I got my first coffee table when I was in my late twenties. It was rustic and handmade by a guy in the valley. I paid $120.00 for it and had to drive into deepest Chatsworth to pick it up. This was an extravagant price at a time in my life when extravagances were low on the priority list. Coffee tables and their side-kicks – coasters, were for grown ups. I believed that these pieces of furniture were reserved for those who had their lives together. I was not one of “those.” A stack of books or a pile of magazines heaped on the floor had always held my coffee up. I had entered a new phase.
Along the way, I borrowed a buffet and matching mirror from my mom. She inherited it from her mother. Inside the shelves were crayon marks left by my mom who, as a toddler, crawled inside to play. Years later, my son would add his own crayon marks to the left side. I have yet to return these oak pieces of family history.

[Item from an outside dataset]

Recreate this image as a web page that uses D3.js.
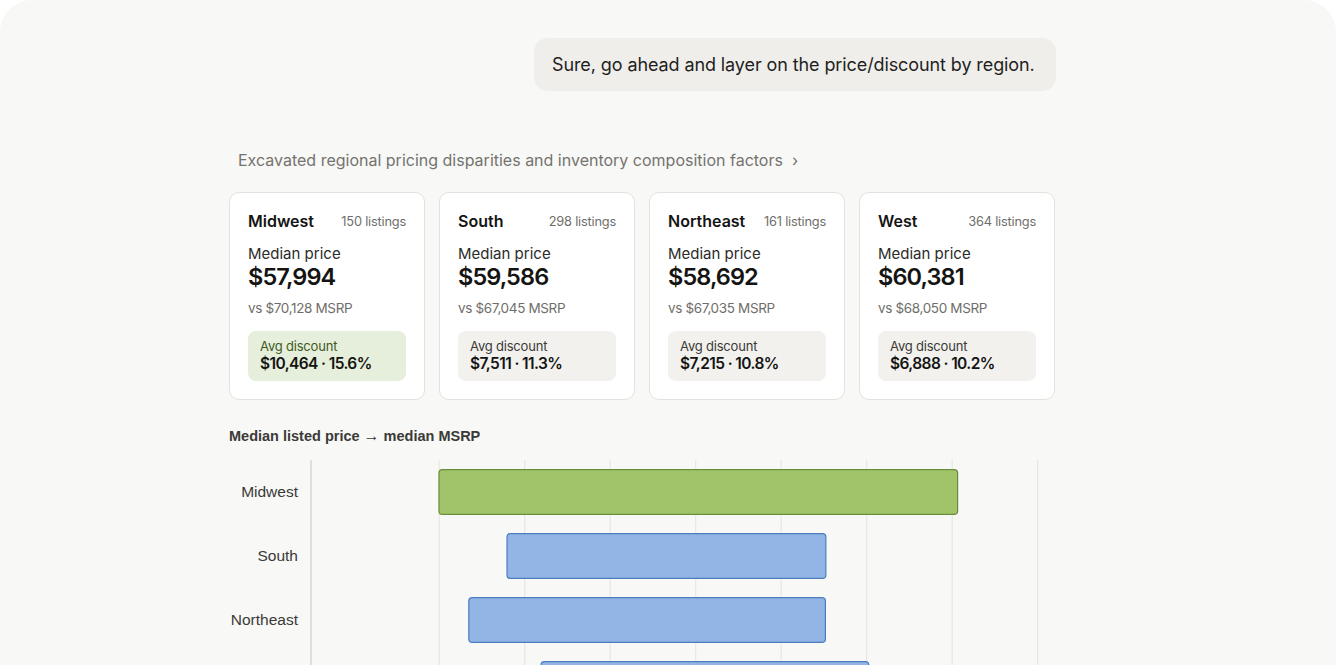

I bought a dining room table and four chairs with a tax refund. A few months later, while traveling for work, I won $400.00 on a slot machine in Vegas. I knew immediately, I was using my windfall to buy the matching armchairs for the ends of the new table. This table allowed me to become a hostess for the first time. I threw baby showers and wedding showers and hosted Thanksgivings and Easters. It came with me all the way to our last house, where it was the center of our monthly potlucks. When we bought the house we are in now, we downsized with a smaller, round table. It has a leaf so that I can still crowd people around the table for holidays.
After the baby came, we gave up our coffee table for an upholstered ottoman with soft edges fit for a toddler.
Couches were never bought, always acquired: a futon from my folks, a grey couch borrowed from my friend Yolanda, a handed-down sleeper sofa with a southwestern theme. I finally purchased a brand new couch after my first divorce. It was an impressive size with down filled cushions and rolled arms. Sitting in it was like getting a big beige hug, perfect for that time in my life. Now we have a large, solid Chesterfield, purchased on Craig’s List. It’s perfect for a boy and a dog to jump on and over. The sofa holds an afghan, crocheted in the 1970s by Mr. Rosenberg’s grandmother.
The bed we have now is wrought iron and enormous. We assembled it in the bedroom and its size makes it seem as if the bedroom was built around it. Like us, it’s here to stay.